0581973 - ÚFP 2024 RIV DE eng J - Journal Article
Kovarik, O. - Čížek, Jan - Klečka, Jakub - Karlík, M. - Čech, J. - Kozlík, J. - Lauschmann, H.
Tungsten Heavy Alloys from Mixed Feedstock by RF Plasma.
Journal of Thermal Spray Technology. Roč. 32, č. 8 (2023), s. 2747-2762. ISSN 1059-9630. E-ISSN 1544-1016
R&D Projects: GA MŠMT EF16_019/0000778; GA ČR(CZ) GA19-14339S
Institutional support: RVO:61389021
Keywords : additive manufacturing * fatigue crack growth rate * fracture toughness * inert atmosphere * stress-strain
OECD category: Materials engineering
Impact factor: 3.1, year: 2022
Method of publishing: Limited access
https://link.springer.com/article/10.1007/s11666-023-01647-6

Tungsten heavy alloys (WHA) are particulate composites of spherical W particles embedded in a ductile Ni-rich matrix. In our study, pre-treated W and Ni feedstock powders were used to prepare three different compositions (all wt.%) for spraying: W-10Ni, W-20Ni for two different WHA, and W-65Ni for a matrix-only material without the reinforcing W particles. Using radio frequency inductively coupled plasma spraying (RF-ICP) method, low porosity deposits were obtained with ductility exceeding 5%. By a detailed study of the microstructure and the particle-matrix interfaces, the mechanism of the composite formation was identified: a rapid dissolution of W in the liquid Ni and a subsequent W particle solidification followed by the solidification of the matrix. The mechanical properties of the composites are defined by the Ni-rich matrix (tough and significantly stronger than pure Ni) with well bonded stiff W particles. The elastic behavior was related to the W content following the Reuss model, describing a layered composite modulus in a serial configuration.
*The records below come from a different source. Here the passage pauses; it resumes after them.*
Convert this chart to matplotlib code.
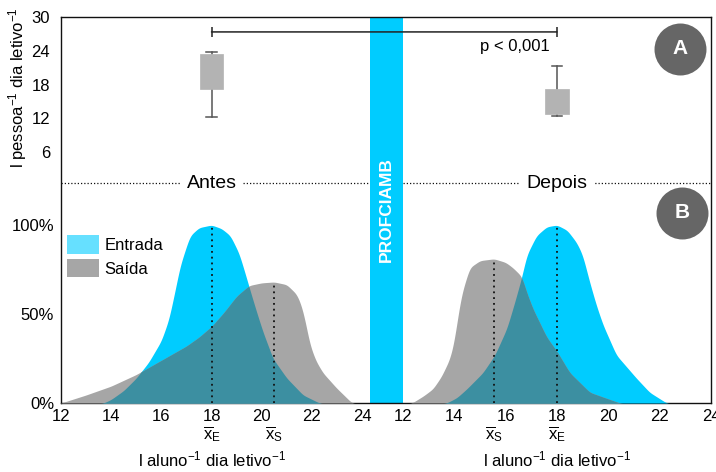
import numpy as np
import matplotlib
matplotlib.use('Agg')
import matplotlib.pyplot as plt
from matplotlib.patches import Patch, ConnectionPatch

plt.rcParams['font.family'] = ['Liberation Sans', 'DejaVu Sans']
plt.rcParams['mathtext.fontset'] = 'custom'
plt.rcParams['mathtext.rm'] = 'Liberation Sans'
plt.rcParams['mathtext.it'] = 'Liberation Sans:italic'
plt.rcParams['mathtext.bf'] = 'Liberation Sans:bold'

# ---------------- data ----------------
# Panel A: boxplots (l pessoa^-1 dia letivo^-1)
box_labels = ['Antes', 'Depois']
box_q1 = [17.2, 12.8]
box_q3 = [23.5, 17.2]
box_whislo = [12.2, 12.5]
box_whishi = [23.8, 21.3]
box_med = [20.0, 15.0]
p_text = 'p < 0,001'

# Panel B: distributions (% of max), Antes
antes_ent_x = [13.7, 14.0, 14.5, 15.0, 15.5, 16.0, 16.3, 16.5, 16.75, 17.0, 17.15, 17.5,
               18.0, 18.4, 18.75, 19.1, 19.4, 19.5, 19.8, 20.05, 20.45, 21.0, 21.65, 22.3]
antes_ent_y = [0, 2, 7, 14, 23, 35, 47, 60, 77, 88, 94, 98.5,
               100, 98, 94, 84, 70, 65, 51, 40, 25, 14, 4.5, 0]
antes_sai_x = [12.0, 13.0, 14.0, 15.0, 16.0, 17.0, 17.5, 18.0, 18.5, 19.0, 19.5, 20.0,
               20.5, 21.0, 21.4, 21.6, 21.75, 21.92, 22.15, 22.44, 22.98, 23.6]
antes_sai_y = [0, 4.5, 9.5, 16, 24, 32, 37, 43, 51, 60, 66, 67.5,
               68, 66.5, 61, 54, 45, 33, 24, 17, 8.5, 0]
# Depois
depois_ent_x = [13.7, 14.1, 14.49, 15.11, 15.58, 16.05, 16.36, 16.63, 16.82, 17.2, 17.6,
                18.0, 18.4, 18.77, 19.0, 19.27, 19.53, 19.79, 20.31, 21.09, 21.61, 22.27]
depois_ent_y = [0, 3, 8, 17, 27, 42, 57, 71, 83, 94, 99,
                100, 97, 90, 83, 68, 55, 44, 27, 14, 6, 0]
depois_sai_x = [12.35, 12.8, 13.17, 13.5, 13.83, 14.0, 14.14, 14.3, 14.6, 15.0, 15.55,
                16.0, 16.28, 16.63, 16.81, 17.06, 17.6, 18.0, 18.5, 19.28, 20.45]
depois_sai_y = [0, 4, 8, 15, 25, 35, 49, 62, 76, 80, 81,
                79, 76, 71, 62.5, 53, 37, 29, 17, 6, 0]
# means
antes_mean_ent, antes_mean_sai = 18.0, 20.5
depois_mean_ent, depois_mean_sai = 18.0, 15.55

x_ticks = [12, 14, 16, 18, 20, 22, 24]
pct_ticks = [0, 50, 100]
pct_labels = ['0%', '50%', '100%']
topy_ticks = [6, 12, 18, 24, 30]

C_ENT = '#00CCFF'
C_SAI = '#A6A6A6'
C_OVL = '#3C8FA1'
C_ENT_LEG = '#66E0FF'

# ---------------- layout ----------------
W, H = 716, 472
fig = plt.figure(figsize=(W / 100, H / 100), dpi=100)


def px_axes(x0, ytop, x1, ybot, **kw):
    return fig.add_axes([x0 / W, 1 - ybot / H, (x1 - x0) / W, (ybot - ytop) / H], **kw)


FL, FR, FT, FB = 61, 711, 17, 403
MID_L, MID_R = 370, 403
SPLIT = 186

frame = px_axes(FL, FT, FR, FB)
frame.set_xlim(0, 1)
frame.set_ylim(0, 1)
frame.set_xticks([])
frame.set_yticks([])
for s in frame.spines.values():
    s.set_linewidth(1.0)
    s.set_color('#111111')
# PROFCIAMB bar
bx0 = (MID_L - FL) / (FR - FL)
bx1 = (MID_R - FL) / (FR - FL)
frame.axvspan(bx0, bx1, color=C_ENT, lw=0, zorder=0.5)
frame.text((bx0 + bx1) / 2, (FB - 210) / (FB - FT), 'PROFCIAMB', rotation=90,
           color='white', fontsize=12.5, fontweight='bold', ha='center', va='center')
# circles
for lab, cx, cy in [('A', 680, 49), ('B', 682, 213)]:
    fx = (cx - FL) / (FR - FL)
    fy = (FB - cy) / (FB - FT)
    frame.scatter([fx], [fy], s=1400, color='#666666', transform=frame.transAxes,
                  zorder=5, lw=0)
    frame.text(fx, fy, lab, color='white', fontsize=15, fontweight='bold',
               ha='center', va='center', transform=frame.transAxes, zorder=6)

# bottom axes
axBL = px_axes(FL, SPLIT, MID_L, FB)
axBR = px_axes(MID_R, SPLIT, FR, FB)
axBL.set_xlim(12, 24 + (MID_L - FL - 301) / 25.1)
axBR.set_xlim(12, 24)
for ax in (axBL, axBR):
    ax.set_ylim(0, (FB - SPLIT) / 1.78)
    ax.patch.set_visible(False)
    for s in ax.spines.values():
        s.set_visible(False)
    ax.set_xticks(x_ticks)
    ax.tick_params(axis='x', length=0, pad=4, labelsize=12)
axBL.set_yticks(pct_ticks)
axBL.set_yticklabels(pct_labels)
axBL.tick_params(axis='y', length=0, pad=5, labelsize=12)
axBR.set_yticks([])

grid = np.linspace(11, 25, 1401)
kern = np.hanning(41)
kern /= kern.sum()


def curve(xs, ys):
    c = np.interp(grid, xs, ys, left=0, right=0)
    return np.convolve(c, kern, mode='same')


def draw_panel(ax, ex, ey, sx, sy, m_ent, m_sai):
    e = curve(ex, ey)
    s = curve(sx, sy)
    ax.fill_between(grid, 0, e, color=C_ENT, lw=0, zorder=1)
    ax.fill_between(grid, 0, s, color=C_SAI, lw=0, zorder=1.1)
    ax.fill_between(grid, 0, np.minimum(e, s), color=C_OVL, lw=0, zorder=1.2)
    ax.vlines([m_ent], 0, [np.interp(m_ent, grid, e)], colors='#111111',
              linestyles=(0, (1, 2.2)), lw=1.3, zorder=3)
    ax.vlines([m_sai], 0, [np.interp(m_sai, grid, s)], colors='#111111',
              linestyles=(0, (1, 2.2)), lw=1.3, zorder=3)
    for xm, lab in [(m_ent, 'E'), (m_sai, 'S')]:
        ax.annotate(r'$\overline{\mathrm{x}}_{\mathrm{%s}}$' % lab, xy=(xm, 0),
                    xycoords=('data', 'axes fraction'), xytext=(0, -15),
                    textcoords='offset points', ha='center', va='top', fontsize=12)
    ax.annotate(r'l aluno$^{-1}$ dia letivo$^{-1}$', xy=(18, 0),
                xycoords=('data', 'axes fraction'), xytext=(0, -46),
                textcoords='offset points', ha='center', va='baseline', fontsize=12)


draw_panel(axBL, antes_ent_x, antes_ent_y, antes_sai_x, antes_sai_y,
           antes_mean_ent, antes_mean_sai)
draw_panel(axBR, depois_ent_x, depois_ent_y, depois_sai_x, depois_sai_y,
           depois_mean_ent, depois_mean_sai)

leg = axBL.legend(handles=[Patch(facecolor=C_ENT_LEG, lw=0, label='Entrada'),
                           Patch(facecolor=C_SAI, lw=0, label='Saída')],
                  loc='upper left', bbox_to_anchor=((67 - FL) / (MID_L - FL), (FB - 235) / (FB - SPLIT)),
                  frameon=False, borderpad=0, borderaxespad=0, fontsize=12,
                  handlelength=1.95, handleheight=1.35, handletextpad=0.3,
                  labelspacing=0.3)

# top axes
axTL = px_axes(FL, FT, MID_L, SPLIT)
axTR = px_axes(MID_R, FT, FR, SPLIT)
axTL.set_xlim(axBL.get_xlim())
axTR.set_xlim(axBR.get_xlim())
for i, ax in enumerate((axTL, axTR)):
    stats = [dict(q1=box_q1[i], q3=box_q3[i], whislo=box_whislo[i], whishi=box_whishi[i],
                  med=box_med[i], label=box_labels[i])]
    ax.bxp(stats, positions=[18], widths=0.92, capwidths=0.42, patch_artist=True,
           showfliers=False, manage_ticks=False,
           boxprops=dict(facecolor='#B3B3B3', edgecolor='#B3B3B3', lw=0.5, zorder=3),
           whiskerprops=dict(color='#555555', lw=1.1, zorder=2),
           capprops=dict(color='#555555', lw=1.1, zorder=2),
           medianprops=dict(lw=0))
    ax.set_ylim(0, 30)
    ax.patch.set_visible(False)
    for s in ax.spines.values():
        s.set_visible(False)
    ax.set_xticks([])
    ax.axhline((SPLIT - 183) / (SPLIT - FT) * 30, color='#111111',
               linestyle=(0, (1, 1.6)), lw=0.9, zorder=1)
    ax.text(18, (SPLIT - 183) / (SPLIT - FT) * 30, box_labels[i], fontsize=14,
            ha='center', va='center', zorder=4,
            bbox=dict(boxstyle='square,pad=0.35', fc='white', ec='none'))
    ax.vlines([18], 26.5, 28.2, colors='#222222', lw=1.1)
axTL.set_yticks(topy_ticks)
axTL.tick_params(axis='y', length=0, pad=8, labelsize=12)
axTR.set_yticks([])

con = ConnectionPatch(xyA=(18, 27.35), coordsA=axTL.transData,
                      xyB=(18, 27.35), coordsB=axTR.transData,
                      color='#222222', lw=1.1, zorder=10)
fig.add_artist(con)
axTR.text(17.72, 24.7, p_text, fontsize=12, ha='right', va='center')

fig.text(18 / W, 1 - 88 / H, r'l pessoa$^{-1}$ dia letivo$^{-1}$', rotation=90,
         ha='center', va='center', fontsize=12)

fig.savefig('out.png', dpi=100)
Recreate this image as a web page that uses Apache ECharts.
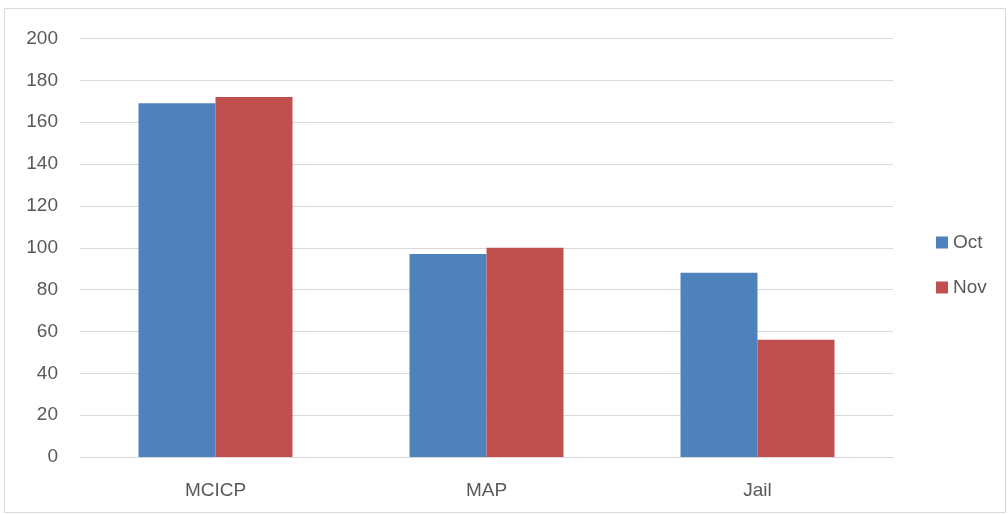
<!DOCTYPE html>
<html>
<head>
<meta charset="utf-8">
<script src="https://cdn.jsdelivr.net/npm/echarts@6/dist/echarts.min.js"></script>
<style>
  html, body { margin: 0; padding: 0; background: #fff; }
  #chart { width: 1008px; height: 514px; }
</style>
</head>
<body>
<div id="chart"></div>
<script>
const categories = ["MCICP", "MAP", "Jail"];
const octValues = [169, 97, 88];
const novValues = [172, 100, 56];
const yTicks = { min: 0, max: 200, interval: 20 };

const chart = echarts.init(document.getElementById("chart"));
const textColor = "#595959";
const font = "Liberation Sans";

chart.setOption({
  backgroundColor: "#ffffff",
  animation: false,
  graphic: [
    {
      type: "rect",
      shape: { x: 4.5, y: 8.5, width: 1001, height: 504 },
      style: { fill: "none", stroke: "#d9d9d9", lineWidth: 1 },
    },
  ],
  grid: { left: 80, right: 115, top: 38.5, bottom: 57 },
  legend: {
    orient: "vertical",
    left: 931,
    top: 228,
    itemWidth: 12,
    itemHeight: 12,
    itemGap: 26,
    icon: "rect",
    textStyle: { color: textColor, fontSize: 19, fontFamily: font },
    data: ["Oct", "Nov"],
  },
  xAxis: {
    type: "category",
    data: categories,
    axisLine: { lineStyle: { color: "#d9d9d9", width: 1 } },
    axisTick: { show: false },
    axisLabel: { color: textColor, fontSize: 19, fontFamily: font, margin: 24 },
  },
  yAxis: {
    type: "value",
    min: yTicks.min,
    max: yTicks.max,
    interval: yTicks.interval,
    axisLine: { show: false },
    axisTick: { show: false },
    splitLine: { lineStyle: { color: "#d9d9d9", width: 1 } },
    axisLabel: { color: textColor, fontSize: 19, fontFamily: font, margin: 22 },
  },
  series: [
    {
      name: "Oct",
      type: "bar",
      data: octValues,
      barWidth: 77,
      barGap: "0%",
      itemStyle: { color: "#4f81bd" },
    },
    {
      name: "Nov",
      type: "bar",
      data: novValues,
      barWidth: 77,
      barGap: "0%",
      itemStyle: { color: "#c0504d" },
    },
  ],
});
</script>
</body>
</html>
Contrary to this, in the plastic regime, all WHA exhibited nearly identical behavior regardless of the W content. In this regime, the deformation of the W particles reached several percent, indicating an extremely strong particle-matrix bonding. Last, the failure mechanisms of the materials were investigated, with the matrix behavior governing the fatigue failure, and particle-matrix decohesion dominating in the static loading at higher loads.
Permanent Link: https://hdl.handle.net/11104/0350109